From the first line of the listing below to the line with "width=139pt,minimum height=80pt] (ccr)", print each line exactly, and nothing more. Leave out the pictures.

****************************************

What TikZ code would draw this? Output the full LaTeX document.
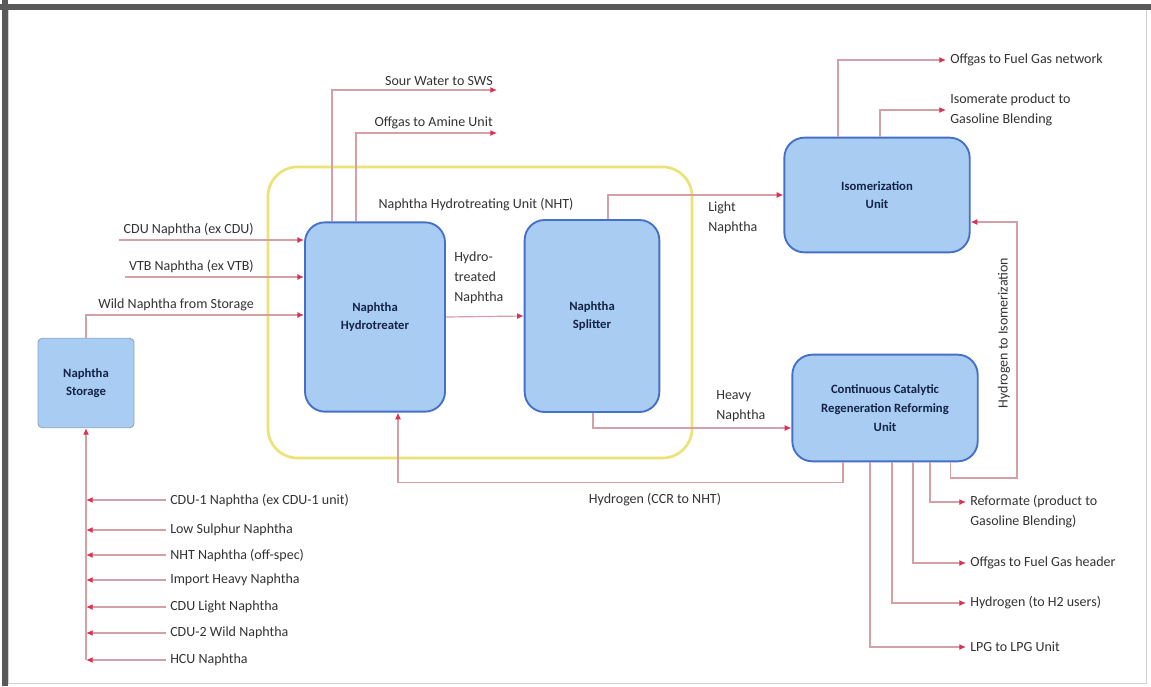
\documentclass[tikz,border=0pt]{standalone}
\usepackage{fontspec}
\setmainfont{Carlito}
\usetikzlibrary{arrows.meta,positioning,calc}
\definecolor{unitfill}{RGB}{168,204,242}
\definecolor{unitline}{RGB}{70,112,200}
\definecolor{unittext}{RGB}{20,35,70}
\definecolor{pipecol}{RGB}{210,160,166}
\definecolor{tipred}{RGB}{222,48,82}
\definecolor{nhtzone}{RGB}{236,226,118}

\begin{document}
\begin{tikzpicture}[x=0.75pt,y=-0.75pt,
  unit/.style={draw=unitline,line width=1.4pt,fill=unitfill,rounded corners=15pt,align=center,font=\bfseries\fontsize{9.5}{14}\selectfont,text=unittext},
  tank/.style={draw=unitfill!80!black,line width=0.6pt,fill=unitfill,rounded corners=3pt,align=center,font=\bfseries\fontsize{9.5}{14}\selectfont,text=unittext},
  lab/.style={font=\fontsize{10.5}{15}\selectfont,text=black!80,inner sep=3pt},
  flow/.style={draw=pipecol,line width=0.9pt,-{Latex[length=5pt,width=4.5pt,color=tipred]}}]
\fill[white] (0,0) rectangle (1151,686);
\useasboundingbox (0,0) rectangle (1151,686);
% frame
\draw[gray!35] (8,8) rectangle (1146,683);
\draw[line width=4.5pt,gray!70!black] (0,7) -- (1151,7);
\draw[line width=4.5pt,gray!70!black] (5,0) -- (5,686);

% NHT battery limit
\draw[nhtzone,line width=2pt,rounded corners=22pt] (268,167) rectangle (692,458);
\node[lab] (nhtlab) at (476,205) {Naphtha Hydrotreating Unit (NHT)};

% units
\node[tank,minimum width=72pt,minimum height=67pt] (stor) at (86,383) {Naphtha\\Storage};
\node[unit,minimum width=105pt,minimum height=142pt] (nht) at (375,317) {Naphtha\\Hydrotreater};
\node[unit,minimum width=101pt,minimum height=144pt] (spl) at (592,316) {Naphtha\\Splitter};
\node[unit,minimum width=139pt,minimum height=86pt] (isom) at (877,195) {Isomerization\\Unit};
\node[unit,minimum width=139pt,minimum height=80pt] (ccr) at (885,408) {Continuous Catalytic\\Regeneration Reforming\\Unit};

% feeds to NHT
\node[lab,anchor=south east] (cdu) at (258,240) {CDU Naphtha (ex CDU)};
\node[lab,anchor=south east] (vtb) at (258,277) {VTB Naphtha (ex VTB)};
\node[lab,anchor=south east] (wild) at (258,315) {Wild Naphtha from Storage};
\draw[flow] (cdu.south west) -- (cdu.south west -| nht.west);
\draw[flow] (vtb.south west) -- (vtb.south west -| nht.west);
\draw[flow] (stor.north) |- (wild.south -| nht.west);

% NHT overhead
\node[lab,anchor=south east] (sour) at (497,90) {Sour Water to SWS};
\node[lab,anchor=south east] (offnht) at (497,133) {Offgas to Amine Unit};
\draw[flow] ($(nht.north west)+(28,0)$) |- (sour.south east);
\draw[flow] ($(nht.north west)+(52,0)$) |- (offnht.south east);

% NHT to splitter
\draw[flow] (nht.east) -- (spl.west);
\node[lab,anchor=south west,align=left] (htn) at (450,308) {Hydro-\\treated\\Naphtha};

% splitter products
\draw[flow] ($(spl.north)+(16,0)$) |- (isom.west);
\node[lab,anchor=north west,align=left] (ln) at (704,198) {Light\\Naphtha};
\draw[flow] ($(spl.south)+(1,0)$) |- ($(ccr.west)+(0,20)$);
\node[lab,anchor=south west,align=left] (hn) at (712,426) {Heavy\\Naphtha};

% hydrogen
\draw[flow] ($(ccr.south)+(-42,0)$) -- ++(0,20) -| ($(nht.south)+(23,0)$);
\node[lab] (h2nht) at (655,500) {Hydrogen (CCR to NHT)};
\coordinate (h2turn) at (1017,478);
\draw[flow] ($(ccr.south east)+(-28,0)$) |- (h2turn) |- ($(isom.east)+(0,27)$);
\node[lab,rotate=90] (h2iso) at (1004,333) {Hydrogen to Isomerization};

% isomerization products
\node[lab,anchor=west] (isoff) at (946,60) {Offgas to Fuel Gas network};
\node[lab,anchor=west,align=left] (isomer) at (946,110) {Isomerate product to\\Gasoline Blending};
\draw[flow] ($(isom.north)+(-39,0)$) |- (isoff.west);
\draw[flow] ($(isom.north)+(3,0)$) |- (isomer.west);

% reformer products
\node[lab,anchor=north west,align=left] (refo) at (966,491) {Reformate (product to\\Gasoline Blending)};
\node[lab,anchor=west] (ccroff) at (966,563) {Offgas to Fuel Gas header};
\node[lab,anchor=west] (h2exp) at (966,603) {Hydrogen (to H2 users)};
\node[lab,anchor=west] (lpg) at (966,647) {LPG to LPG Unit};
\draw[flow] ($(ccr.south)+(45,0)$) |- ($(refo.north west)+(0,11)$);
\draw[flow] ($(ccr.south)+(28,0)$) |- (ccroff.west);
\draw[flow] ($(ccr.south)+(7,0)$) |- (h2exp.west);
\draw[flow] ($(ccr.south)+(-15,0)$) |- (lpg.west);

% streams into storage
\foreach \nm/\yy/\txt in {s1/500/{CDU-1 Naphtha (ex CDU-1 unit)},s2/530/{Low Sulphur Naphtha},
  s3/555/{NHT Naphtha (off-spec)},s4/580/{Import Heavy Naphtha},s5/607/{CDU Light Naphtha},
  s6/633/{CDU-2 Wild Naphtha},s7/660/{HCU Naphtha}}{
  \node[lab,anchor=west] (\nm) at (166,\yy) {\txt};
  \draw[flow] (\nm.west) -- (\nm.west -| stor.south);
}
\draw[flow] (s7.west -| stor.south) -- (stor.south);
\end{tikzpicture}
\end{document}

****************************************

Solution to the exercise -
What TikZ code would draw this? Output the full LaTeX document.
\documentclass[tikz,border=0pt]{standalone}
\usepackage{fontspec}
\setmainfont{Carlito}
\usetikzlibrary{arrows.meta,positioning,calc}
\definecolor{unitfill}{RGB}{168,204,242}
\definecolor{unitline}{RGB}{70,112,200}
\definecolor{unittext}{RGB}{20,35,70}
\definecolor{pipecol}{RGB}{210,160,166}
\definecolor{tipred}{RGB}{222,48,82}
\definecolor{nhtzone}{RGB}{236,226,118}

\begin{document}
\begin{tikzpicture}[x=0.75pt,y=-0.75pt,
  unit/.style={draw=unitline,line width=1.4pt,fill=unitfill,rounded corners=15pt,align=center,font=\bfseries\fontsize{9.5}{14}\selectfont,text=unittext},
  tank/.style={draw=unitfill!80!black,line width=0.6pt,fill=unitfill,rounded corners=3pt,align=center,font=\bfseries\fontsize{9.5}{14}\selectfont,text=unittext},
  lab/.style={font=\fontsize{10.5}{15}\selectfont,text=black!80,inner sep=3pt},
  flow/.style={draw=pipecol,line width=0.9pt,-{Latex[length=5pt,width=4.5pt,color=tipred]}}]
\fill[white] (0,0) rectangle (1151,686);
\useasboundingbox (0,0) rectangle (1151,686);
% frame
\draw[gray!35] (8,8) rectangle (1146,683);
\draw[line width=4.5pt,gray!70!black] (0,7) -- (1151,7);
\draw[line width=4.5pt,gray!70!black] (5,0) -- (5,686);

% NHT battery limit
\draw[nhtzone,line width=2pt,rounded corners=22pt] (268,167) rectangle (692,458);
\node[lab] (nhtlab) at (476,205) {Naphtha Hydrotreating Unit (NHT)};

% units
\node[tank,minimum width=72pt,minimum height=67pt] (stor) at (86,383) {Naphtha\\Storage};
\node[unit,minimum width=105pt,minimum height=142pt] (nht) at (375,317) {Naphtha\\Hydrotreater};
\node[unit,minimum width=101pt,minimum height=144pt] (spl) at (592,316) {Naphtha\\Splitter};
\node[unit,minimum width=139pt,minimum height=86pt] (isom) at (877,195) {Isomerization\\Unit};
\node[unit,minimum width=139pt,minimum height=80pt] (ccr) at (885,408) {Continuous Catalytic\\Regeneration Reforming\\Unit};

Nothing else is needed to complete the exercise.